Why not in Active mode?
Because we want a switch, in active mode the transistor doesn't act as a switch it acts more like a variable current source.
In active mode we use the transistor's high current gain \$\beta = \frac {I_c}{I_b}\$. That then means that \$I_b\$ controls \$I_c\$. But we don't want "control", we want a switch so: on / off that's it.
That's where saturation mode comes in. In saturation mode we simply make \$I_b\$ so large that the \$I_c = \beta * I_b\$ becomes much larger than the actual \$I_c\$ that is flowing.
What then determines \$I_c\$? In saturation mode I mean.
The \$I_c\$ in saturation mode is then determined by the load. Your load wants 30 mA to flow so we need to make sure that we apply enough \$I_b\$ to the transistor so that the 30 mA can easily flow.
In active mode to make 30 mA flow when \$\beta\$ = 100 we'd need \$I_b\$ = 0.3 mA. But as I mention above, to make sure we're in saturation mode we need to apply a much higher \$I_b\$ than that!
How much more, well that is a choice, in the datasheet of the PDTC123J, figure 7 they chose \$\frac {I_c}{I_b}\$ = 20. I emphasize chose because it is a choice, they could also have chosen \$\frac {I_c}{I_b}\$ = 30. As long as the value is significantly smaller than \$\beta\$ (which is a factor 100 or more for this transistor) the transistor will be in saturation mode.
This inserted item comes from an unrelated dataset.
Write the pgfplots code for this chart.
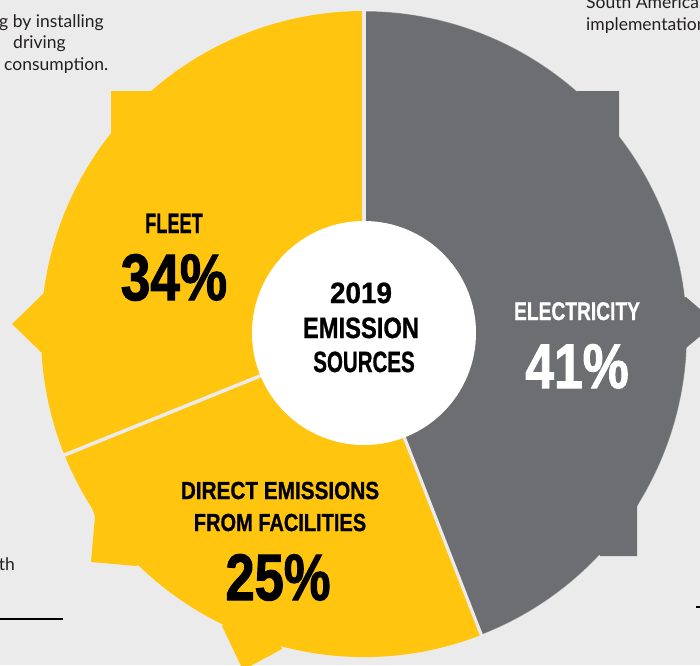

So for your load's 30 mA and chosing \$\frac {I_c}{I_b}\$ = 20 that would mean you need to make
\$I_b = \frac{I_c}{20}\$ = 30 mA / 20 = 1.5 mA
If you would chose \$\frac {I_c}{I_b}\$ = 30 then you would need \$I_b\$ = 1 mA and the transistor would be a little less deep into saturation. That would mean there would be slightly more voltage drop across the transistor when it is switched on.
Edit
You asked about Figure 6 which shows the DC current gain as a function of collector current
This plot is relevant as it shows what the transistor's \$\beta\$ is for a certain collector current. For your application we know that the collector current is 30 mA. From Figure 6 we can then see that \$\beta\$ (the plot shows \$h_{fe}\$ which is just a different name for \$\beta\$) is always more than a about 150.
As described above, for saturation mode we need \$\frac {I_c}{I_b} << \beta\$ and that condition is met in my examples above.
Note that you need a very small value of \$I_c\$ for \$\beta\$ to become much smaller. Experienced engineers know this so ignore the plot and just use the value of \$\beta\$ from the tables.